Fairly responsive support
The main near-showstopper for me was the lack of advertised WPA2 support. I
emailed the Aequitech support folks quite a bit during my "evaluation"
period. They got back to me fairly quickly most of the time and wanted to
know exact details of my setup so they could reproduce it in the lab. They'd
be well served having an actual ticketing system, instead of hiding behind
an email address, as it made it hard to keep track of the multiple issues I
was raising with them.
It's written in Lua?!
I have no familiarity with Lua,
other than I know of its existence as a programming language. I'm curious as
to what their motivation was for this language choice. All of the Lua code
shipped in the complete firmware refresh ZIP files is bytecode. I have no
idea if it's possible to decompile it. The CPU architecture would appear to
be a Blackfin
based on the few compiled binaries included in the full firmware.
Easy to update
Prior to the new update "functionality" I've already railed against, it was
pretty easy to update. Download a ZIP file and a shell script, put them in
the root directory of a USB key, and plug it into the frame and stand back.

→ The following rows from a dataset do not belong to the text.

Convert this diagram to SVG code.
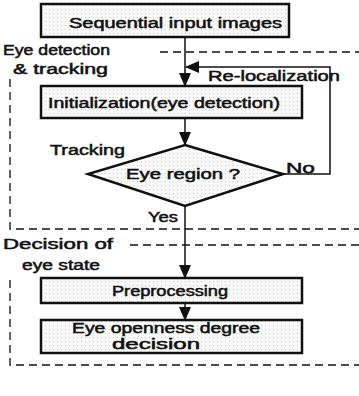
<svg xmlns="http://www.w3.org/2000/svg" width="359" height="396" viewBox="0 0 359 396">
<defs>
<pattern id="dots" width="4" height="4" patternUnits="userSpaceOnUse">
<rect width="4" height="4" fill="#fafafa"/>
<rect x="1" y="1" width="1" height="1" fill="#c8c8c8"/>
</pattern>
<marker id="ah" markerUnits="userSpaceOnUse" markerWidth="14" markerHeight="12" refX="13" refY="6" orient="auto">
<path d="M0,0 L14,6 L0,12 Z" fill="#111"/>
</marker>
</defs>
<style>
.box{fill:url(#dots);stroke:#111;stroke-width:2.5}
.t{font-family:"Liberation Sans",Arial,sans-serif;font-size:14px;fill:#111;stroke:#111;stroke-width:0.5}
.c{fill:none;stroke:#111;stroke-width:1.5}
.d{fill:none;stroke:#111;stroke-width:1.3;stroke-dasharray:8 5}
</style>
<g id="regions">
<path class="d" d="M160,52 H359"/>
<path class="d" d="M10,79 V229 H359"/>
<path class="d" d="M130,245 H359"/>
<path class="d" d="M10,280 V365 H359"/>
</g>
<g id="labels">
<text class="t" x="3" y="55" textLength="107" lengthAdjust="spacingAndGlyphs">Eye detection</text>
<text class="t" x="13" y="74" textLength="95" lengthAdjust="spacingAndGlyphs">&amp; tracking</text>
<text class="t" x="3" y="249" textLength="110" lengthAdjust="spacingAndGlyphs">Decision of</text>
<text class="t" x="22" y="270" textLength="78" lengthAdjust="spacingAndGlyphs">eye state</text>
</g>
<g id="connectors">
<path class="c" d="M185,37 V86" marker-end="url(#ah)"/>
<path class="c" d="M185,118 V145" marker-end="url(#ah)"/>
<path class="c" d="M185,206 V278" marker-end="url(#ah)"/>
<path class="c" d="M185,303 V320" marker-end="url(#ah)"/>
<path class="c" d="M283,174 H330 V67 H186" marker-end="url(#ah)"/>
<text class="t" x="208" y="81" textLength="132" lengthAdjust="spacingAndGlyphs">Re-localization</text>
<text class="t" x="286" y="173" textLength="29" lengthAdjust="spacingAndGlyphs">No</text>
<text class="t" x="148" y="222" textLength="30" lengthAdjust="spacingAndGlyphs">Yes</text>
<text class="t" x="50" y="155" textLength="75" lengthAdjust="spacingAndGlyphs">Tracking</text>
</g>
<g id="n1">
<rect class="box" x="41" y="4" width="248" height="33"/>
<text class="t" x="69" y="28" textLength="213" lengthAdjust="spacingAndGlyphs">Sequential input images</text>
</g>
<g id="n2">
<rect class="box" x="41" y="86" width="261" height="32"/>
<text class="t" x="48" y="108" textLength="232" lengthAdjust="spacingAndGlyphs">Initialization(eye detection)</text>
</g>
<g id="n3">
<polygon class="box" points="185,145 283,174 185,206 88,174"/>
<text class="t" x="126" y="179" textLength="114" lengthAdjust="spacingAndGlyphs">Eye region ?</text>
</g>
<g id="n4">
<rect class="box" x="41" y="278" width="261" height="25"/>
<text class="t" x="112" y="296" textLength="116" lengthAdjust="spacingAndGlyphs">Preprocessing</text>
</g>
<g id="n5">
<rect class="box" x="41" y="320" width="261" height="33"/>
<text class="t" x="72" y="333" textLength="188" lengthAdjust="spacingAndGlyphs">Eye openness degree</text>
<text class="t" x="112" y="349" textLength="88" lengthAdjust="spacingAndGlyphs">decision</text>
</g>
</svg>
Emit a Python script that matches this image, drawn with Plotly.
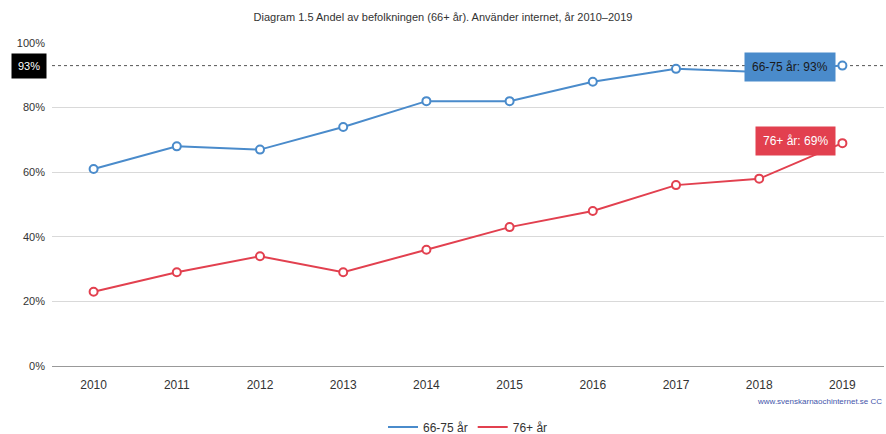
import plotly.graph_objects as go

years = ["2010", "2011", "2012", "2013", "2014", "2015", "2016", "2017", "2018", "2019"]
age_66_75 = [61, 68, 67, 74, 82, 82, 88, 92, 91, 93]
age_76_plus = [23, 29, 34, 29, 36, 43, 48, 56, 58, 69]
y_ticks = [0, 20, 40, 60, 80, 100]
y_tick_labels = ["0%", "20%", "40%", "60%", "80%", "100%"]

blue = "#4a8bcb"
red = "#e2404f"
font = "Liberation Sans, Arial, sans-serif"

fig = go.Figure()
for name, vals, col in [("66-75 år", age_66_75, blue), ("76+ år", age_76_plus, red)]:
    fig.add_trace(go.Scatter(
        x=years, y=vals, name=name, mode="lines", legendgroup=name,
        line=dict(color=col, width=2),
    ))
    fig.add_trace(go.Scatter(
        x=years, y=vals, name=name, mode="markers", legendgroup=name, showlegend=False,
        marker=dict(symbol="circle", size=8, color="white", line=dict(color=col, width=2)),
    ))

last = len(years) - 1

# crosshair line at latest 66-75 value
fig.add_shape(type="line", xref="paper", x0=0, x1=1, yref="y",
              y0=age_66_75[last], y1=age_66_75[last],
              line=dict(color="#555555", width=1, dash="dot"), layer="below")

fig.add_annotation(x=last, y=age_66_75[last], text="66-75 år: %d%%" % age_66_75[last],
                   showarrow=False, xanchor="right", xshift=-6, yshift=-1,
                   font=dict(family=font, size=12, color="#1a1a1a"),
                   bgcolor=blue, borderpad=7)
fig.add_annotation(x=last, y=age_76_plus[last], text="76+ år: %d%%" % age_76_plus[last],
                   showarrow=False, xanchor="right", xshift=-6, yshift=2,
                   font=dict(family=font, size=12, color="white"),
                   bgcolor=red, borderpad=7)
fig.add_annotation(xref="paper", x=0, y=age_66_75[last], text="%d%%" % age_66_75[last],
                   showarrow=False, xanchor="right", xshift=-5,
                   font=dict(family=font, size=11, color="white"),
                   bgcolor="black", borderpad=6)
fig.add_annotation(xref="paper", yref="paper", x=1.0, y=-0.13, xanchor="right",
                   text="www.svenskarnaochinternet.se CC", showarrow=False,
                   font=dict(family=font, size=8, color="#4455aa"))

fig.update_layout(
    width=886, height=434,
    paper_bgcolor="white", plot_bgcolor="white",
    margin=dict(l=52, r=2, t=43, b=68, autoexpand=False),
    title=dict(text="Diagram 1.5 Andel av befolkningen (66+ år). Använder internet, år 2010–2019",
               x=0.5, xanchor="center", y=1 - 17 / 434, yanchor="middle",
               font=dict(family=font, size=11, color="#333333")),
    font=dict(family=font, size=12, color="#333333"),
    showlegend=True,
    legend=dict(orientation="h", x=0.5, xanchor="center", yref="container",
                y=1 - 427 / 434, yanchor="middle", itemwidth=30,
                font=dict(family=font, size=12, color="#333333")),
    xaxis=dict(type="category", range=[-0.5, 9.5], showgrid=False, automargin=False,
               showline=True, linecolor="#999999", linewidth=1,
               ticks="", ticklabelstandoff=8, tickfont=dict(size=12, color="#333333")),
    yaxis=dict(range=[0, 100], tickvals=y_ticks, ticktext=y_tick_labels, automargin=False,
               showgrid=True, gridcolor="#d9d9d9", gridwidth=1,
               zeroline=False, ticks="", ticklabelstandoff=6,
               tickfont=dict(size=11, color="#333333")),
)

fig.write_html("out.html", config={"displayModeBar": False},
               post_script="document.body.style.margin='0';document.body.style.overflow='hidden';")
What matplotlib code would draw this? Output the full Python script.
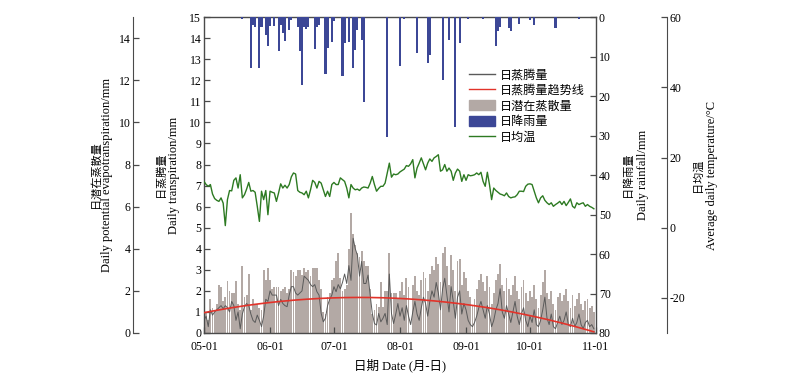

The updates don't seem to cryptographically verified (even the over-the-air
ones), so I wonder if it's possible to break into the frame by way of a
cleverly crafted "update". I have no idea what breaking into the frame would
buy you. I don't know what sort of computing power they have.
Conclusion
I still think the iGala is a reasonable, if somewhat immature product. If
the software is going to be actively worked on, and the support people
continue to be responsive, then I think it's got good potential. For the
price, I expected a more polished product, though.
I received an email from their support people shortly after returning from
Australia saying that they'd fixed the WPA2 problem. Unfortunately I had no
intention of trying to remotely talk my parents through how to reconfigure
their access point or the frame (interestingly WPA2 didn't work with their Linksys
WAG54G2 either, so I'd love to know what WPA2 devices it was tested
with), so it's 128-bit WEP until I next go to Australia.